Implementation guidelines

[All Actors]
1. Define security boundaries for each agent, based on role-based access, data-sensitivity levels and environment (dev / test / staging / prod); apply need-to-know at every stage.

2. Implement key attack-surface controls — input/output validation, access controls, encryption, execution isolation — at user interfaces, data pipelines and model-runtime layers.

3. Maintain boundary consistency across all environments by carrying the same rules, secrets segregation and hardening settings from test through production.

4. Deploy environment-specific protections (network segmentation, IAM policies, logging, monitoring) that equal or exceed production standards.

5. Document boundaries, risk assessments, and control ownership and keep records aligned with policy, standards, and regulation.

6. Test boundary effectiveness via penetration tests, access-control validation, and control assessments; cover all threat categories and lifecycle stages.
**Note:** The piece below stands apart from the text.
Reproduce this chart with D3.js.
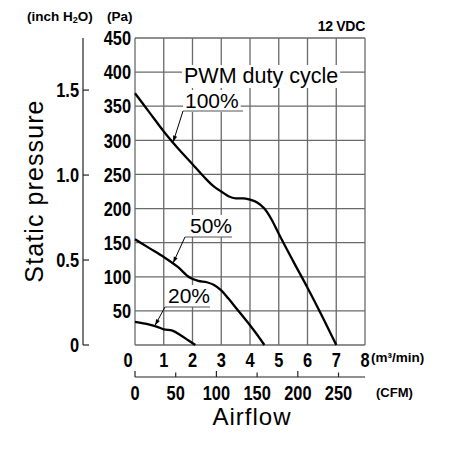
<!DOCTYPE html>
<html><head><meta charset="utf-8">
<script src="https://cdn.jsdelivr.net/npm/d3@7"></script>
<style>body{margin:0;background:#fff}svg{display:block}</style>
</head><body><div id="chart"></div>
<script>
// ---- data ----
const seriesNames = ["100%", "50%", "20%"];
const flow100 = [0, 0.5, 1, 1.5, 2, 2.5, 2.75, 3, 3.25, 3.5, 3.75, 4, 4.25, 4.5, 4.75, 5, 5.5, 6, 6.5, 7];
const pa100   = [369, 341, 313, 288, 265, 242, 232, 225, 218, 215, 215, 213, 209, 200, 184, 163, 123, 84, 43, 0];
const flow50  = [0, 0.5, 1, 1.5, 1.9, 2.2, 2.5, 2.75, 3, 3.25, 3.5, 3.75, 4, 4.25, 4.5];
const pa50    = [155, 142, 129, 114, 99, 94, 92, 88, 80, 68, 55, 42, 29, 15, 0];
const flow20  = [0, 0.5, 0.75, 1, 1.3, 1.6, 1.85, 2.1];
const pa20    = [34, 30, 27, 23, 21, 14, 7, 0];
const arrowFlow = [1.33, 1.33, 0.7];

const paGrid    = [0, 50, 100, 150, 200, 250, 300, 350, 400, 450];
const paLabels  = [50, 100, 150, 200, 250, 300, 350, 400, 450];
const inchTicks = [0, 0.5, 1.0, 1.5];
const inchLabels = ["0", "0.5", "1.0", "1.5"];
const flowTicks = [0, 1, 2, 3, 4, 5, 6, 7, 8];
const cfmTicks  = [0, 50, 100, 150, 200, 250];

const PA_PER_INCH = 249.089;
const CFM_PER_M3MIN = 35.3147;

// ---- setup ----
const svg = d3.select("#chart").append("svg").attr("width", 450).attr("height", 450);
const x = d3.scaleLinear().domain([0, 8]).range([135, 365]);
const y = d3.scaleLinear().domain([0, 450]).range([345, 38]);
const yInch = d3.scaleLinear().domain([0, 450 / PA_PER_INCH]).range([345, 38]);
const xCfm = d3.scaleLinear().domain([0, 8 * CFM_PER_M3MIN]).range([135, 365]);

const txtFont = "'Liberation Sans',Arial,Helvetica,sans-serif";
const gridColor = "#6a6a6a";
const NARROW = 0.82;

// condensed bold numbers: Liberation Sans Bold squeezed horizontally
function numLabels(g, data, px, py, anchor, textFn, baselineShift) {
  g.selectAll("text").data(data).join("text")
    .attr("transform", d => `translate(${px(d)},${py(d)}) scale(${NARROW},1)`)
    .attr("dy", baselineShift)
    .attr("text-anchor", anchor).attr("font-family", txtFont).attr("font-weight", "bold")
    .attr("font-size", 20).text(textFn);
}

// ---- grid ----
const grid = svg.append("g");
grid.selectAll("line.h").data(paGrid).join("line")
  .attr("x1", x(0)).attr("x2", x(8)).attr("y1", d => y(d)).attr("y2", d => y(d))
  .attr("stroke", gridColor).attr("stroke-width", 1.3);
grid.selectAll("line.v").data(flowTicks).join("line")
  .attr("y1", y(0)).attr("y2", y(450)).attr("x1", d => x(d)).attr("x2", d => x(d))
  .attr("stroke", gridColor).attr("stroke-width", 1.3);

// ---- Pa labels ----
numLabels(svg.append("g"), paLabels, () => 131, d => y(d), "end", d => d, "0.36em");

// ---- inch axis ----
const ia = svg.append("g");
ia.append("line").attr("x1", 83).attr("x2", 83).attr("y1", yInch(0)).attr("y2", y(450))
  .attr("stroke", "#222").attr("stroke-width", 1.2);
ia.selectAll("line.t").data(inchTicks).join("line")
  .attr("x1", 83).attr("x2", 89).attr("y1", d => yInch(d)).attr("y2", d => yInch(d))
  .attr("stroke", "#222").attr("stroke-width", 1.2);
numLabels(ia.append("g"), inchTicks, () => 79, d => yInch(d), "end", (d, i) => inchLabels[i], "0.36em");

// ---- x axis (m3/min) labels ----
numLabels(svg.append("g"), flowTicks, d => x(d) + (d === 0 ? -7 : 0), () => 367, "middle", d => d, 0);
svg.append("text").attr("x", 371).attr("y", 362)
  .attr("font-family", txtFont).attr("font-weight", "bold").attr("font-size", 13.5).text("(m³/min)");

// ---- CFM axis ----
const ca = svg.append("g");
ca.append("line").attr("x1", x(0)).attr("x2", x(8)).attr("y1", 377).attr("y2", 377)
  .attr("stroke", "#222").attr("stroke-width", 1.2);
ca.selectAll("line.t").data(cfmTicks).join("line")
  .attr("x1", d => xCfm(d)).attr("x2", d => xCfm(d)).attr("y1", 377).attr("y2", d => d % 100 === 0 ? 371 : 372.5)
  .attr("stroke", "#222").attr("stroke-width", 1.2);
numLabels(ca.append("g"), cfmTicks, d => xCfm(d), () => 400, "middle", d => d, 0);
svg.append("text").attr("x", 376).attr("y", 397)
  .attr("font-family", txtFont).attr("font-weight", "bold").attr("font-size", 13).text("(CFM)");

// ---- titles ----
svg.append("text").attr("x", 252).attr("y", 425).attr("text-anchor", "middle")
  .attr("font-family", txtFont).attr("font-size", 24).attr("letter-spacing", 1).text("Airflow");
svg.append("text").attr("transform", "translate(43,191) rotate(-90)").attr("text-anchor", "middle")
  .attr("font-family", txtFont).attr("font-size", 25).attr("letter-spacing", 1.1).text("Static pressure");
const ih = svg.append("text").attr("x", 27).attr("y", 21)
  .attr("font-family", txtFont).attr("font-weight", "bold").attr("font-size", 13.5);
ih.append("tspan").text("(inch H");
ih.append("tspan").attr("font-size", 9).attr("dy", 2).text("2");
ih.append("tspan").attr("dy", -2).text("O)");
svg.append("text").attr("x", 107).attr("y", 21)
  .attr("font-family", txtFont).attr("font-weight", "bold").attr("font-size", 13.5).text("(Pa)");
svg.append("text").attr("x", 365).attr("y", 31).attr("text-anchor", "end")
  .attr("font-family", txtFont).attr("font-weight", "bold").attr("font-size", 14).attr("letter-spacing", -0.3).text("12 VDC");

// ---- curves ----
const seriesData = [
  flow100.map((f, i) => [f, pa100[i]]),
  flow50.map((f, i) => [f, pa50[i]]),
  flow20.map((f, i) => [f, pa20[i]])
];
const line = d3.line().x(d => x(d[0])).y(d => y(d[1])).curve(d3.curveMonotoneX);
svg.append("g").selectAll("path").data(seriesData).join("path")
  .attr("d", line).attr("fill", "none").attr("stroke", "#000").attr("stroke-width", 2.3)
  .attr("stroke-linejoin", "round");

// ---- annotations ----
svg.append("defs").append("marker").attr("id", "arr")
  .attr("viewBox", "0 0 10 10").attr("refX", 10).attr("refY", 5)
  .attr("markerUnits", "userSpaceOnUse").attr("markerWidth", 8).attr("markerHeight", 6)
  .attr("orient", "auto")
  .append("path").attr("d", "M0,1.5 L10,5 L0,8.5 Z").attr("fill", "#000");

function labelBox(tx, ty, size, str) {
  const g = svg.append("g");
  const r = g.append("rect").attr("fill", "#fff");
  const t = g.append("text").attr("x", tx).attr("y", ty)
    .attr("font-family", txtFont).attr("font-size", size).text(str);
  const b = t.node().getBBox();
  r.attr("x", b.x - 2).attr("y", b.y + 1).attr("width", b.width + 4).attr("height", b.height - 1);
  return g;
}
function curveY(fs, ps, f) {
  const i = d3.bisectLeft(fs, f);
  const t = (f - fs[i - 1]) / (fs[i] - fs[i - 1]);
  return ps[i - 1] + t * (ps[i] - ps[i - 1]);
}

labelBox(184, 83, 21.5, "PWM duty cycle");

const ann = [
  { tx: 185, ty: 108, ux1: 183, ux2: 243, uy: 111 },
  { tx: 190, ty: 233, ux1: 185, ux2: 232, uy: 237 },
  { tx: 168, ty: 303, ux1: 165, ux2: 210, uy: 307 }
];
const flows = [flow100, flow50, flow20], pas = [pa100, pa50, pa20];
ann.forEach((a, i) => {
  labelBox(a.tx, a.ty, 21, seriesNames[i]);
  svg.append("line").attr("x1", a.ux1).attr("x2", a.ux2).attr("y1", a.uy).attr("y2", a.uy)
    .attr("stroke", "#555").attr("stroke-width", 1);
  const fx = arrowFlow[i];
  const px = x(fx), py = y(curveY(flows[i], pas[i], fx));
  svg.append("line").attr("x1", a.ux1).attr("y1", a.uy).attr("x2", px).attr("y2", py - 1)
    .attr("stroke", "#000").attr("stroke-width", 1).attr("marker-end", "url(#arr)");
});
</script>
</body></html>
7. Review and update boundaries and controls regularly to reflect new threats, regulatory changes, and operational shifts, using monitoring insights for improvement.

8. Operate AI honeypots or decoy assets where appropriate to detect early attempts at crossing security boundaries.

Auditing guidelines

1. Review CSP documentation and templates defining secure hosting guidelines for AI agents (e.g., sandbox profiles, scoped IAM roles, API throttling), and confirm that guidance is up‑to‑date and communicated to customers.

2. Inspect network and identity isolation controls (e.g., VPCs, service identities, scoped IAM roles, or equivalent mechanisms) to confirm that agent deployments are securely separated in shared environments.

3. Verify that the CSP’s API gateways or equivalent controls can enforce agent‑specific permission sets, filter unauthorized calls, and produce auditable access logs.

4. Evaluate vendor validation processes and security requirements for any third‑party agent offerings in the CSP’s marketplace or service catalog.

5. Confirm that the CSP offers telemetry and behavior analysis services that enable customers to monitor agent activity, detect abnormal behavior, and investigate elevated access patterns.

Standards mappings

ISO 42001Partial Gap
42001: A.6.1.3 Processes for responsible AI system design and development
42001: A.6.2.2 AI system requirements and specification
42001: A.6.2.3 Documentation of AI system design and development
42001: A.6.2.5 AI system deployment
42001: A.6.2.7 AI system technical documentation
27001: 8.26 Application security requirements
27001: 8.27 Secure system architecture and engineering principles
27001: A.5.18 Access rights
Addendum

New or revised controls would need to: Define what constitutes an “agent” in AI systems Require clear separation and monitoring between agents Enforce isolation, access control, and communication boundaries

EU AI ActFull Gap
No Mapping
Addendum

Include security boundaries for agents, for both AI System and AI Model, in Article 3.

NIST AI 600-1No Gap
MS-2.7-001
Addendum

N/A

BSI AIC4Partial Gap
C4 PF-4
C5 PSS-08
Addendum

There could be some explicit definition of agents in the intro text of document to categorize them as roles within the ruleset.

AI-CAIQ questions (1)

AIS-11.1

Are the security boundaries for agents established?